Dès la préparation à la naissance, j’avais perçu quelque chose de léger, et j’avais essayé de… Préparer le terrain. Il y a des patientes comme ça, chez qui on sent un problème, sans pouvoir mettre de mots dessus.
Cette grossesse, déjà, c’était une sorte de surprise, et elle l’accueillait avec une moitié de bonheur transie − « la plus belle surprise du monde » − et une profonde angoisse.
Son corps changeait.
« Je vais récupérer n’est-ce pas ? J’ai toujours été très tonique, j’espère que ça ira. »
Qu’est-ce que l’on peut répondre à cette question ? Elle est piégeuse.
J’ai répondu la vérité : ça prend du temps, et on ne récupère pas le même corps qu’avant.

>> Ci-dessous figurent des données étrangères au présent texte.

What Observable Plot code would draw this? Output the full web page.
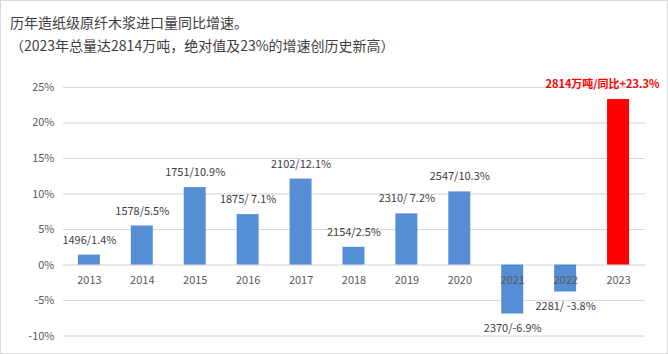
<!DOCTYPE html>
<html>
<head>
<meta charset="utf-8">
<script src="https://cdn.jsdelivr.net/npm/d3@7"></script>
<script src="https://cdn.jsdelivr.net/npm/@observablehq/plot@0.6"></script>
<style>
  html, body { margin: 0; padding: 0; background: #fff; }
  #wrap { position: relative; width: 668px; height: 354px; box-sizing: border-box; border: 1px solid #d9d9d9; overflow: hidden; font-family: "Noto Sans CJK SC", sans-serif; }
  #title { position: absolute; left: 9px; top: 10px; font-size: 14px; line-height: 23px; color: #404040; }
  #chart { position: absolute; left: -1px; top: 59px; }
</style>
</head>
<body>
<div id="wrap">
  <div id="title">历年造纸级原纤木浆进口量同比增速。<br>（2023年总量达2814万吨，绝对值及23%的增速创历史新高）</div>
  <div id="chart"></div>
</div>
<script>
const years = ["2013","2014","2015","2016","2017","2018","2019","2020","2021","2022","2023"];
const growth = [1.4, 5.5, 10.9, 7.1, 12.1, 2.5, 7.2, 10.3, -6.9, -3.8, 23.3];
const labels = ["1496/1.4%","1578/5.5%","1751/10.9%","1875/ 7.1%","2102/12.1%","2154/2.5%","2310/ 7.2%","2547/10.3%","2370/-6.9%","2281/ -3.8%","2814万吨/同比+23.3%"];
const highlight = ["2023"];
const yTicks = [-10, -5, 0, 5, 10, 15, 20, 25];

const data = years.map((y, i) => ({year: y, g: growth[i], label: labels[i], hi: highlight.includes(y)}));
const normal = data.filter(d => !d.hi);
const hi = data.filter(d => d.hi);

const font = "Noto Sans CJK SC, sans-serif";
const chart = Plot.plot({
  width: 668,
  height: 295,
  marginTop: 27,
  marginBottom: 19,
  marginLeft: 63,
  marginRight: 22,
  style: {fontFamily: font, fontSize: "11px", color: "#595959", background: "transparent"},
  x: {domain: years, paddingInner: 0.58, paddingOuter: 0.29, axis: null},
  y: {domain: [-10, 25], ticks: yTicks, tickFormat: d => d + "%", tickSize: 0, tickPadding: 9, grid: true, label: null},
  marks: [
    Plot.gridY(yTicks, {stroke: "#d9d9d9", strokeOpacity: 1}),
    Plot.barY(normal, {x: "year", y: "g", fill: "#558ED5"}),
    Plot.barY(hi, {x: "year", y: "g", fill: "#FF0000"}),
    Plot.text(data, {x: "year", y: () => 0, text: "year", dy: 15, fill: "#595959", fontSize: 11}),
    Plot.text(normal.filter(d => d.g >= 0), {x: "year", y: "g", text: "label", dy: -15, fill: "#404040", fontSize: 11}),
    Plot.text(normal.filter(d => d.g < 0), {x: "year", y: "g", text: "label", dy: 14, fill: "#404040", fontSize: 11}),
    Plot.text(hi, {x: "year", y: "g", text: "label", dy: -15, dx: 41, textAnchor: "end", fill: "#FF0000", fontWeight: "bold", fontSize: 11})
  ]
});
document.getElementById("chart").appendChild(chart);
</script>
</body>
</html>
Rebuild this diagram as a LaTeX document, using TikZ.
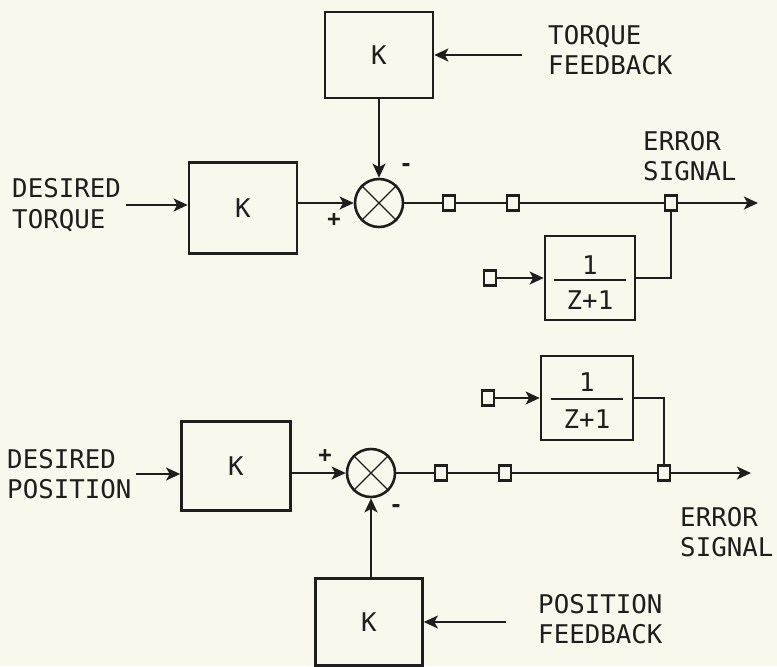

On récupère un corps qui y ressemble, avec d’autres qualités et d’autres défauts. On récupère des cicatrices intimes, des blessures de guerres (voir à ce propos, d’ailleurs, le travail de Jade Baell, A beautifull body project) ; c’est une autre vie, une continuité.
C’est dur à avaler.
C’est même un tabou.
Dire cela à une patiente, essayer de la rassurer, une semaine après son accouchement, sur sa vessie traîtresse, sur ce ventre qui ne veut pas rentrer dans le rang, sur les jeans qu’elle ne mettra plus, dire cela fait pleurer des femmes.
Je suis sage-femme, et je me rends compte que les femmes pleurent facilement avec moi. Je pense que ça veut dire que je fais mon boulot.
« On travaillera ».
C’est tout ce que je peux dire.
Comme un tatouage, certaines marques ne partiront pas ; elles disent « quelque chose s’est produit dans ce ventre ». D’autres se récupèrent, s’adaptent, se travaillent. La vérité n’est pas simple à entendre.
La vérité, c’est qu’il faut souvent du temps.